ARCANE – Known-Learned (Sensory/The Laser’s Edge)
As vast, sprawling and diverse as Arcane’s homeland, the Australian band’s third album is huge body of work. Clocking in at two hours, the sixteen-track double CD – although not presented as a concept album – describes snapshots of the interwoven lives of a father and daughter, the two CDs intriguingly titled ‘Known’ and ‘Learned’. It’s a huge endeavour, but one which the band pull off with aplomb.
The elegantly progressive yet prosaic Brisbane-based Arcane have been winning fans by the bucketload since the release of their debut album ‘Ashes’ in 2007. ‘Chronicles Of The Waking Dream’ a couple of years later helped to heighten their profile, but in ‘Known-Learned’ the band have stretched their boundaries to the far horizons of the progressive metal scene. Of course, it helps that in vocalist Jim Grey, guitarist Michael Gagen, keyboard player Matthew Martin and drummer Blake Coulson Arcane is composed of musicians of exceptional talent. Grey in particular is a great asset to the band’s sound, his voice ranging from the haunting to the assertive, but always delivering exactly what the song requires of it: a case in point is the poignant ‘Little Burden’ on ‘Learned’, where melancholic early verses give way to a quite unexpected and forceful coda.

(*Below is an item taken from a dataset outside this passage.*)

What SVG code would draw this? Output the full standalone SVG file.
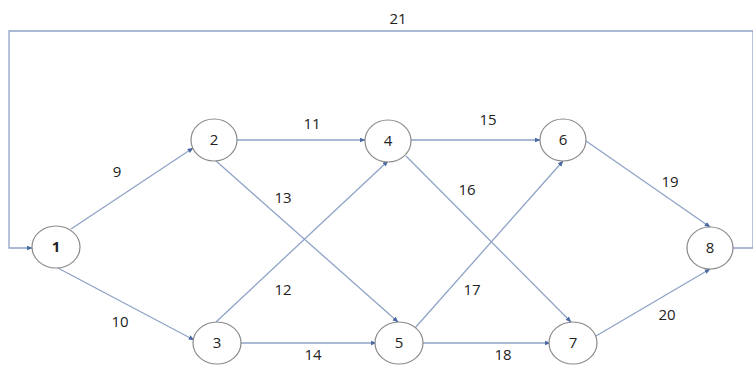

‘Known’ is the more direct of the two discs, opener ‘Promise (Part 2)’ attention-seeking from the start largely thanks to Gagen’s thick, punchy guitar work and Grey’s spiralling vocals; in one nine-minute song Arcane say more than many other bands achieve over a whole album. ‘Keeping Stone: Sound On Fire’ also keeps things at the heavier end of the spectrum, Gagen’s solid riff keeping the song firmly on track as it thunders to its (perhaps unexpected) conclusion. ‘Learned’ appears more introspective, and more keyboard-driven, with the likes of the passionate ‘Eyes For A Change’ rubbing shoulders with the atmospheric ‘Nightingale’s Weave’ which soars into latter-day Anathema territory. And in ‘Keeping Stone: Water Awake’ Arcane deliver a complete masterclass into how to compose the perfect song. What’s not to like?